## RAW DATA
__________________________________________________
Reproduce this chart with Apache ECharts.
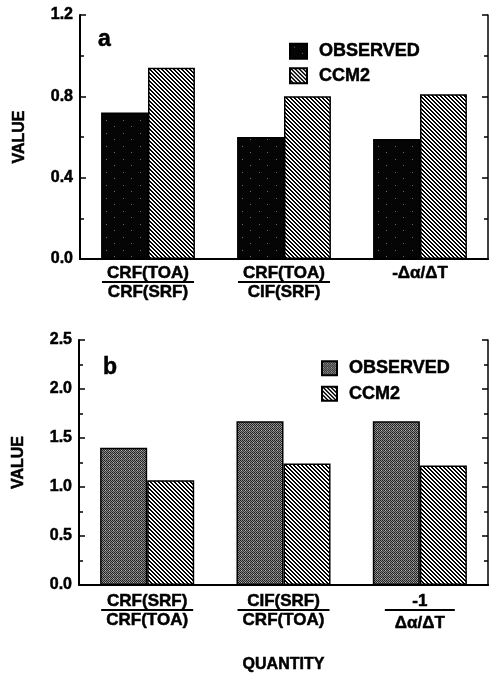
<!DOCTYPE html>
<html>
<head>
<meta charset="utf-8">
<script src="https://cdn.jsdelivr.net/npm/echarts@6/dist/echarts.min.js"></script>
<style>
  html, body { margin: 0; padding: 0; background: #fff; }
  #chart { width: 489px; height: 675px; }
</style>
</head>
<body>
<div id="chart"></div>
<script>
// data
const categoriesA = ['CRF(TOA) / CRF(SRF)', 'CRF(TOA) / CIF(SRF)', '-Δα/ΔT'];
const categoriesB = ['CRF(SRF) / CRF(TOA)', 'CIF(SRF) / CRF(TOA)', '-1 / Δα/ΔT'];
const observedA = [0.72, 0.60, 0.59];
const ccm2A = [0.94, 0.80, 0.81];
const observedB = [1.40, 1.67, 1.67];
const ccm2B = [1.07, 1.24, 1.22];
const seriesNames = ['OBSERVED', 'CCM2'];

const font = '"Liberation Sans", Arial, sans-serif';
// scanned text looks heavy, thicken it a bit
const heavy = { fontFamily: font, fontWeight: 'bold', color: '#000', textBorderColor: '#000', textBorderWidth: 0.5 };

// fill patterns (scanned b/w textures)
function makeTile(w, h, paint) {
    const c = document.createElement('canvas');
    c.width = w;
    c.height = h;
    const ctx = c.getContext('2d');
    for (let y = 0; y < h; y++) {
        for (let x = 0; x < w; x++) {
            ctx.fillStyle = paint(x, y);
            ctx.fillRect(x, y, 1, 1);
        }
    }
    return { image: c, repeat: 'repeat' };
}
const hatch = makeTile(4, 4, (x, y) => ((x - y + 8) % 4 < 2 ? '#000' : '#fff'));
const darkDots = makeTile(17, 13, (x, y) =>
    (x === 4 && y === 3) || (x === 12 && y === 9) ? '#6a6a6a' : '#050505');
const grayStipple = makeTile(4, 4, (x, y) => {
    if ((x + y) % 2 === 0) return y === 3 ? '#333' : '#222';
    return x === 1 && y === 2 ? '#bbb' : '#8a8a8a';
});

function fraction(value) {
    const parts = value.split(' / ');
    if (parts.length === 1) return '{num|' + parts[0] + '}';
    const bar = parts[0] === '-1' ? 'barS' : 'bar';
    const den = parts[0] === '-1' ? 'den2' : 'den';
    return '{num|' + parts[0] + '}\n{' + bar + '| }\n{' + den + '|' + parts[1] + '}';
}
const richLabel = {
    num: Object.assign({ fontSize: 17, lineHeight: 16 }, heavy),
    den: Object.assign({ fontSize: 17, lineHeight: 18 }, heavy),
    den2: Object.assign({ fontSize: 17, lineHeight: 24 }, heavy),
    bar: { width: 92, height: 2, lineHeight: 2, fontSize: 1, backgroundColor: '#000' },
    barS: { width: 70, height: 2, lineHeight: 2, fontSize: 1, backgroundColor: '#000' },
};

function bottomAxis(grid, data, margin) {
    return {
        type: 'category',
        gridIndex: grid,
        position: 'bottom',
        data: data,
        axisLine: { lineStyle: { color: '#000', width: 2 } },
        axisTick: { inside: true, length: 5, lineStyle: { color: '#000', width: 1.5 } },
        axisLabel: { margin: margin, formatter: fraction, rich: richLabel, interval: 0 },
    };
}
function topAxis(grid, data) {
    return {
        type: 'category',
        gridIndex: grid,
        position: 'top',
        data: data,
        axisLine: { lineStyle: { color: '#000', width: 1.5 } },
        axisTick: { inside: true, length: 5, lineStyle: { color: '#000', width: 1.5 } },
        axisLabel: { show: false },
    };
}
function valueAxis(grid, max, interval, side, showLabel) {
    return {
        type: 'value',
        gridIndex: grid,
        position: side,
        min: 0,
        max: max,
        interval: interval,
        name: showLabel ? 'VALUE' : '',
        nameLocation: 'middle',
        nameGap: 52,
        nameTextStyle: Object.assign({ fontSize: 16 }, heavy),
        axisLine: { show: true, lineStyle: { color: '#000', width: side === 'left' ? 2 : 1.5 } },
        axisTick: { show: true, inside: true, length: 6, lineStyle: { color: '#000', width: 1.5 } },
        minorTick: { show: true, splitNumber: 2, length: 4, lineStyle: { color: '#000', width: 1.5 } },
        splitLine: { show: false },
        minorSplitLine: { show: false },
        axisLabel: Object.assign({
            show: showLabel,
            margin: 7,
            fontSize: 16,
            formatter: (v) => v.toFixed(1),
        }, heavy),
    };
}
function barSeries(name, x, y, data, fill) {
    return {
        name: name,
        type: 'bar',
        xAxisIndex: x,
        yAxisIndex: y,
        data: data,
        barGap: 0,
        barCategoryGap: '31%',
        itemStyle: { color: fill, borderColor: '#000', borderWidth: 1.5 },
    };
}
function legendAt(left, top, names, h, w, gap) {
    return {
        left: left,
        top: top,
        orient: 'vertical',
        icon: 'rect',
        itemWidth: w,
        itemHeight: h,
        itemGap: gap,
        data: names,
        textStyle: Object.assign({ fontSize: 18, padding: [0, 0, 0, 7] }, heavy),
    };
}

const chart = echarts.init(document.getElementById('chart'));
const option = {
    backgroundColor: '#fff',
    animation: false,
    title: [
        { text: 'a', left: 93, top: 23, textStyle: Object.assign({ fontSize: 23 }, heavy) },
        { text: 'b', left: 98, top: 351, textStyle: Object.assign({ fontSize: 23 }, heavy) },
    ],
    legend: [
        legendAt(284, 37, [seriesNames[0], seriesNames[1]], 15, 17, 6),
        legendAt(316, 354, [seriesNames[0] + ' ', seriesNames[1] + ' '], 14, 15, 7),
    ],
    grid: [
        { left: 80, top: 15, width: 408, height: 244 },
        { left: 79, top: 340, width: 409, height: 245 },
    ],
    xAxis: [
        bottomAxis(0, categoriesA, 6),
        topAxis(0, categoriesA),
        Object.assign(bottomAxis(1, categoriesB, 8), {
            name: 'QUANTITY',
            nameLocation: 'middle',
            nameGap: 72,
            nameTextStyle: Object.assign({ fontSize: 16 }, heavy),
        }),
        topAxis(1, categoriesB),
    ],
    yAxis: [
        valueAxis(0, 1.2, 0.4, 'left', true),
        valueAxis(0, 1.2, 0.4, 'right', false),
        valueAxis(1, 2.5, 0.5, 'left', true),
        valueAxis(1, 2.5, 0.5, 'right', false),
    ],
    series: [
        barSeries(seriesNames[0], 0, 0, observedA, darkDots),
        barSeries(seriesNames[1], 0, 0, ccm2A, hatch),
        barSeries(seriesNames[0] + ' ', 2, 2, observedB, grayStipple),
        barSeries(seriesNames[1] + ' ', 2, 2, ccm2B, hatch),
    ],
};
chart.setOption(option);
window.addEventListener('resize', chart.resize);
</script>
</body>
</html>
__________________________________________________
## WHAT IS REQUIRED
Only the lines from the top of the data through the line with "textBorderColor: '#000', textBorderWidth: 0.5" should be quoted, exactly and with both ends kept; skip the pictures.

## ANSWER FOR THE TASK
Reproduce this chart with Apache ECharts.
<!DOCTYPE html>
<html>
<head>
<meta charset="utf-8">
<script src="https://cdn.jsdelivr.net/npm/echarts@6/dist/echarts.min.js"></script>
<style>
  html, body { margin: 0; padding: 0; background: #fff; }
  #chart { width: 489px; height: 675px; }
</style>
</head>
<body>
<div id="chart"></div>
<script>
// data
const categoriesA = ['CRF(TOA) / CRF(SRF)', 'CRF(TOA) / CIF(SRF)', '-Δα/ΔT'];
const categoriesB = ['CRF(SRF) / CRF(TOA)', 'CIF(SRF) / CRF(TOA)', '-1 / Δα/ΔT'];
const observedA = [0.72, 0.60, 0.59];
const ccm2A = [0.94, 0.80, 0.81];
const observedB = [1.40, 1.67, 1.67];
const ccm2B = [1.07, 1.24, 1.22];
const seriesNames = ['OBSERVED', 'CCM2'];

const font = '"Liberation Sans", Arial, sans-serif';
// scanned text looks heavy, thicken it a bit
const heavy = { fontFamily: font, fontWeight: 'bold', color: '#000', textBorderColor: '#000', textBorderWidth: 0.5 };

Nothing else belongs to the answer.